Interessado em ser arrebatador logo no início, Queiroga não dá trégua e arremessa logo a mezzo-caribenha ‘A Mestiça’. Ainda que inferior à primeira e dependente mais do que o desejável da força dançante e harmônica do marcante refrão – a repetição beira o cansaço –, a peça é carismática e composta por uma variação de malhas rítmicas que dialogam bem. Já a nada convidativa ‘Noite Morena’, tentativa precária de reggae, parece ter sido incluída apenas para que o tecladista mostrasse como se estraga uma canção. Ao menos a faixa funciona como pretexto para a inventividade de Queiroga como criador de linhas vocais.

AS ‘FAB FOUR’

Mas logo se verá que o momento anterior era exatamente o vale profundo da obra. Isso porque, logo depois, ‘Cor de Laranja’ adentra um quarteto de faixas em fulminante ‘crescendo’ em termos de expressividade e absoluto desprezo pelas limitações instrumentais. Quem interrompe imediatamente a Viagem ao Centro do Fracasso que ‘Noite Morena’ proporciona é a faixa-título, peça com progressões harmônicas tão quilométricas que remetem à complexidade dos jogos estruturais de um Tavinho Moura. Já ‘Rio em Cores de Cinema’ escapa da repetitiva, passível de multa e doentia recorrência à bossa para retratar a cidade do Redentor, ainda que os cinco minutos de peça tenham sido abusivos. Aqui, o baixo é conduzido por quem de fato entendeu a melancolia harmônica pensada por Queiroga, que contrasta aparência exaltadora com pessimismo.

Introduzida por um dedilhado pretensamente virtuosístico, ‘Fim de Primavera’ é a típica composição de uma estrutura só, o que é bom: enquanto muitas canções dependem do refrão, essa não depende de coisa alguma: toda ela é clímax. Mas é interessante notar que, já no primeiro minuto, o baixista resolveu registrar uma experiência intitulada ‘o que acontece se eu puser uma nota completamente fora de todo esse campo harmônico’. Quem respondeu ‘já sei: Atlântida emergirá’ concorrerá a um disco solo do tal instrumentista repleto de exercícios similares.
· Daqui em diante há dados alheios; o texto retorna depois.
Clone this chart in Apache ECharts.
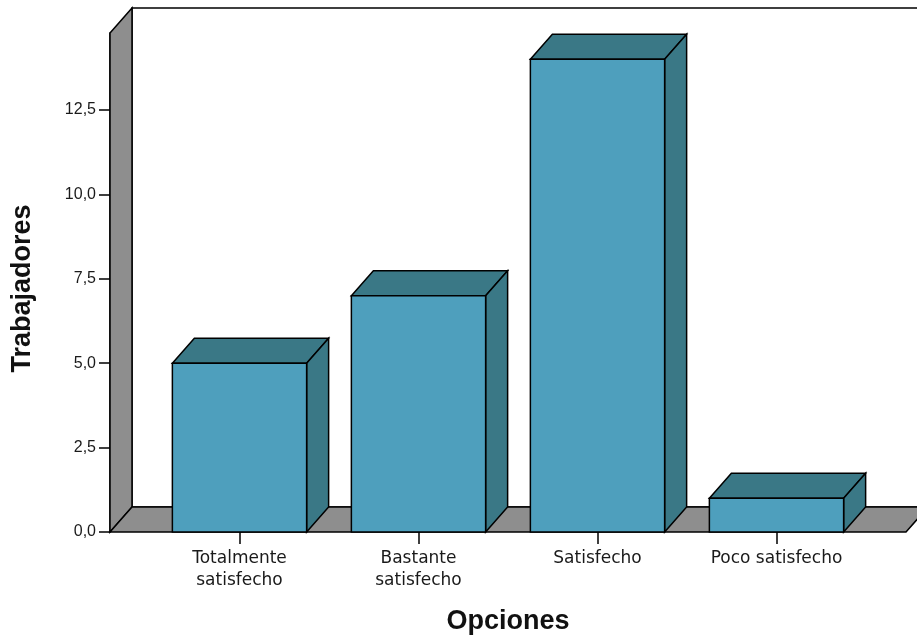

Mas para desespero dos super-relativistas que vêm beleza na imundície e para alívio dos que vêm imundície em muita ‘beleza’, nenhum desses equívocos resultantes de pressa ou coceira no meio da gravação se repete ao longo da peça.

MENOS É MAIS AINDA

Cabe à surpreendentemente épica ‘Desculpe o Modo’ o fechamento do quarteto fundamental do disco. A inventividade da peça, que transita entre Alceu Valença e Clube da Esquina, mas ao mesmo tempo não simula nenhum dos dois, é assustadora. É o ponto alto do trabalho após a absoluta ‘Transbrasileiro’. E ninguém precisou marcar hora em Abbey Road ou ligar para o produtor e campeão de tiro Phil Spector: para Queiroga, bastou um baixo simples, dois teclados meia-boca, violão e guitarras básicos, percussão pra lá de primária. O que pesou no resultado? Idéias, formulações abstratas geralmente oriundas da cabeça.

Ainda que um degrau abaixo do nível da quadra anterior, as faixas finais não permitem que ‘Cor de Laranja’ faça uma visitinha à mediocridade. A rural ‘A Madrugada’ é um competente estudo da sonoridade do centro-oeste. ‘Chuva de Verão’ é a variação de ‘Fim de Primavera’ que deve ter feito Antônio Rogério salivar e se debruçar sobre sua ‘Serpente’. Já ‘Trem do Destino’, mais uma incursão sem graça pelo terreno traiçoeiro do reggae, é repleta de dissonâncias sem critério algum e está a quilômetros de ter capacidade para fechar um trabalho desse calibre. Mas não chega a azedar tudo.

Os mendigos culturais de porta de Assembléia Legislativa irão chorar, mas a verdade é que apreciação artística não é CPI. Não interessa o quanto foi empregado. Não interessa de que conta saiu o dinheiro. Não interessa quem pediu, quem passou, quem deixou de passar, quem ainda está de boca aberta esperando. A única coisa que interessa, na riqueza ou na miséria, é o resultado. E Queiroga soube aplicar isso. Repleto de boas idéias, seu disco resultou do absoluto desinteresse em saber o que está no vermelho ou no azul. O único esforço que realmente importou foi o de deixar tudo, no fim das contas, com cor de laranja.